I believe that as children we know things, in an almost prescient way, as animals understand earthquakes; that we absorb mysterious signals, the unspoken anxieties of adults, and the plans that are being hatched around us. Did I sense that my parents were planning to shift continents again, and that they were (although they did not say so, perhaps not even to themselves) afraid? Did I take this fear, worry, and uncertainty into my own small body? When I was seven years old, the world changed.

My parents had decided to move back to the United States. When they broke the news, they tried to sweeten the deal: in America they would buy me one new doll every month, for a whole year. Like legions before me, I was seduced by the New World's promise of wealth beyond imagination.

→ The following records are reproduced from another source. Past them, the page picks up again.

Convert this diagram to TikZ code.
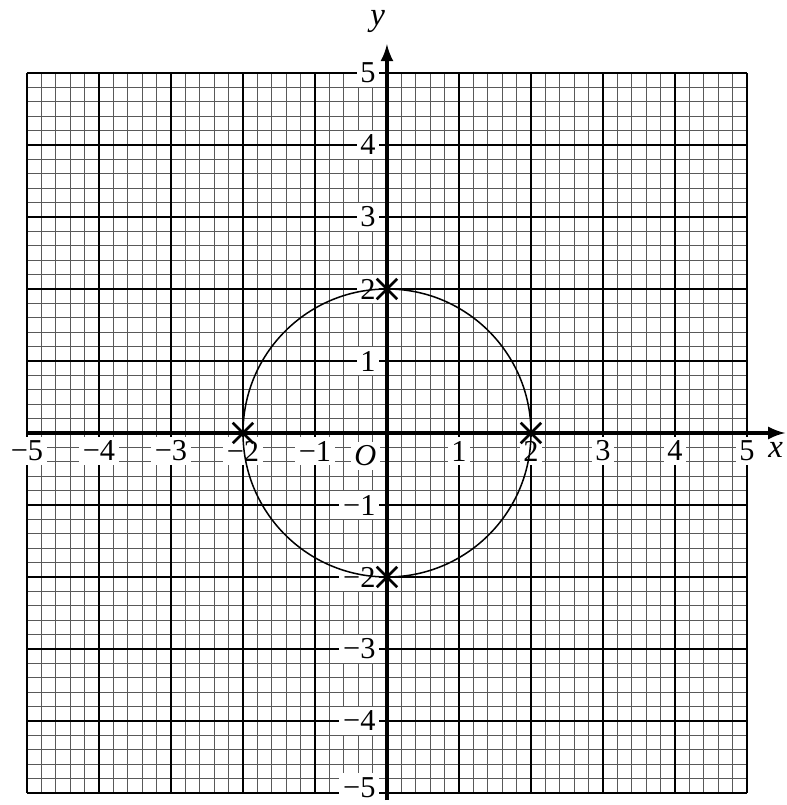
\documentclass[tikz,border=0pt]{standalone}
\usepackage{fontspec}
\setmainfont{Liberation Serif}
\usetikzlibrary{shapes.misc}
\tikzset{
  numlabel/.style={fill=white,inner sep=1.5pt,font=\fontsize{12}{14}\selectfont},
  crossmark/.style={cross out,draw,line width=1.1pt,minimum size=7pt,inner sep=0pt}
}
\begin{document}
\begin{tikzpicture}
    \useasboundingbox (-5.375,-5.167) rectangle (5.556,6.014);

    % graph paper
    \draw[black!65,line width=0.4pt] (-5,-5) grid[step=0.2] (5,5);
    \draw[black,line width=0.7pt] (-5,-5) grid[step=1] (5,5);

    \coordinate (xstart) at (-5,0);
    \coordinate (xend) at (5.53,0);
    \coordinate (ystart) at (0,-5.1);
    \coordinate (yend) at (0,5.4);

    \foreach \i/\t in {-5/−5,-4/−4,-3/−3,-2/−2,-1/−1,1/1,2/2,3/3,4/4,5/5}
        \node[numlabel] (xl\i) at (\i,-0.25) {\t};
    \foreach \i/\t in {-4/−4,-3/−3,-2/−2,-1/−1,1/1,2/2,3/3,4/4,5/5}
        \node[numlabel,anchor=east] (yl\i) at (-0.1,\i) {\t};
    \node[numlabel,anchor=east] (yl-5) at (-0.1,-4.92) {−5};
    \node[numlabel] (origin) at (-0.3,-0.32) {\textit{O}};

    \draw[line width=1.3pt,-latex] (xstart) -- (xend);
    \draw[line width=1.3pt,-latex] (ystart) -- (yend);
    \node[font=\fontsize{13}{15}\selectfont\itshape] (xlab) at (5.4,-0.24) {x};
    \node[font=\fontsize{13}{15}\selectfont\itshape] (ylab) at (-0.13,5.72) {y};

    \node (centre) at (0,0) {};
    \draw[line width=0.6pt] (0,0) circle (2);

    \node[crossmark] (pright) at (2,0) {};
    \node[crossmark] (pleft) at (-2,0) {};
    \node[crossmark] (ptop) at (0,2) {};
    \node[crossmark] (pbottom) at (0,-2) {};
\end{tikzpicture}
\end{document}
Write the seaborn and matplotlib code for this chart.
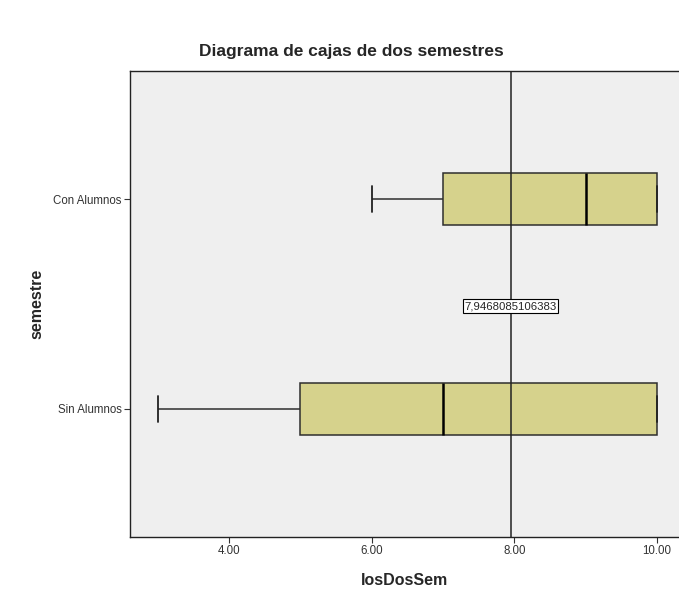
import numpy as np
import pandas as pd
import seaborn as sns
from matplotlib import pyplot as plt

# scores and how many students got each one, per group
scores = [3, 4, 5, 6, 7, 8, 9, 10]
sin_counts = [2, 6, 6, 6, 6, 4, 4, 13]
con_counts = [0, 0, 0, 4, 10, 0, 13, 20]
groups = ['Con Alumnos', 'Sin Alumnos']
x_ticks = [4, 6, 8, 10]

df = pd.concat([
    pd.DataFrame({'losDosSem': np.repeat(scores, con_counts), 'semestre': groups[0]}),
    pd.DataFrame({'losDosSem': np.repeat(scores, sin_counts), 'semestre': groups[1]}),
], ignore_index=True)
mean_val = df['losDosSem'].mean()

sns.set_style('white')
plt.rcParams['font.family'] = ['Liberation Sans', 'DejaVu Sans']

fig = plt.figure(figsize=(6.79, 5.97), dpi=100)
ax = fig.add_axes([0.1915, 0.1005, 0.8085, 0.7805])
ax.set_facecolor('#efefef')

sns.boxplot(
    data=df, x='losDosSem', y='semestre', order=groups, ax=ax,
    color='#d6d28c', saturation=1, width=0.25, linewidth=1.1,
    linecolor='#2e2e2e', showfliers=False,
    medianprops={'color': 'black', 'linewidth': 1.8},
    capprops={'color': '#222222', 'linewidth': 1.3},
)

ax.axvline(mean_val, color='#222222', linewidth=1.1, zorder=5)
ax.text(mean_val, 0.51, f'{mean_val:.13f}'.replace('.', ','), ha='center', va='center',
        fontsize=8.2, zorder=6,
        bbox={'facecolor': 'white', 'edgecolor': 'black', 'linewidth': 0.8, 'pad': 1.2})

ax.set_xlim(2.61, 10.31)
ax.set_ylim(1.61, -0.61)
ax.set_xticks(x_ticks)
ax.set_xticklabels([f'{t:.2f}' for t in x_ticks])
ax.tick_params(axis='both', length=4, width=0.8, labelsize=8.3, colors='#333333', pad=2,
               bottom=True, left=True)
for side in ['left', 'bottom', 'top']:
    ax.spines[side].set_color('#222222')
    ax.spines[side].set_linewidth(1.0)
ax.spines['right'].set_visible(False)

ax.set_xlabel('losDosSem', fontsize=11.5, fontweight='bold', labelpad=11)
ax.set_ylabel('semestre', fontsize=11.5, fontweight='bold')
ax.yaxis.set_label_coords(-0.156, 0.5)
fig.text(0.517, 0.913, 'Diagrama de cajas de dos semestres', ha='center', va='center',
         fontsize=12.5, fontweight='bold')

fig.savefig('out.png', dpi=100)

After touching down in Los Angeles, we toured Disneyland and I picked up a Mickey Mouse cap with ears and my name embroidered in yellow script. This rite of passage was followed by a series of moves whose reasons I understood, vaguely, as being connected to my father's work. Of Gainesville, Florida, I remember the terror of roaches, which I had never seen before. In Iowa City, where we lived for a year, our lives seemed brushed by a glamour that only America could offer. One of my classmates was the son of a minor television star. My best friends were redheaded twins whose father had spent time in India and given them Indian names; when I went to their house for a sleepover, I saw with amazement that they each read a book at the dinner table. The twins borrowed my Indian outfits, and my mother choreographed a Gujarati folk dance at our school's winter show. Christmas was, for the first time, storybook white, and important. My parents bought a plastic tree and gifts, to help us fit in. I sang Christmas carols in my second-grade classroom, where we stood for the Pledge of Allegiance every morning and had
The Hobbit
read aloud to us every afternoon. I learned to ice-skate, to sled, to transform deep drifts of snow into roly-poly men and hollow angels.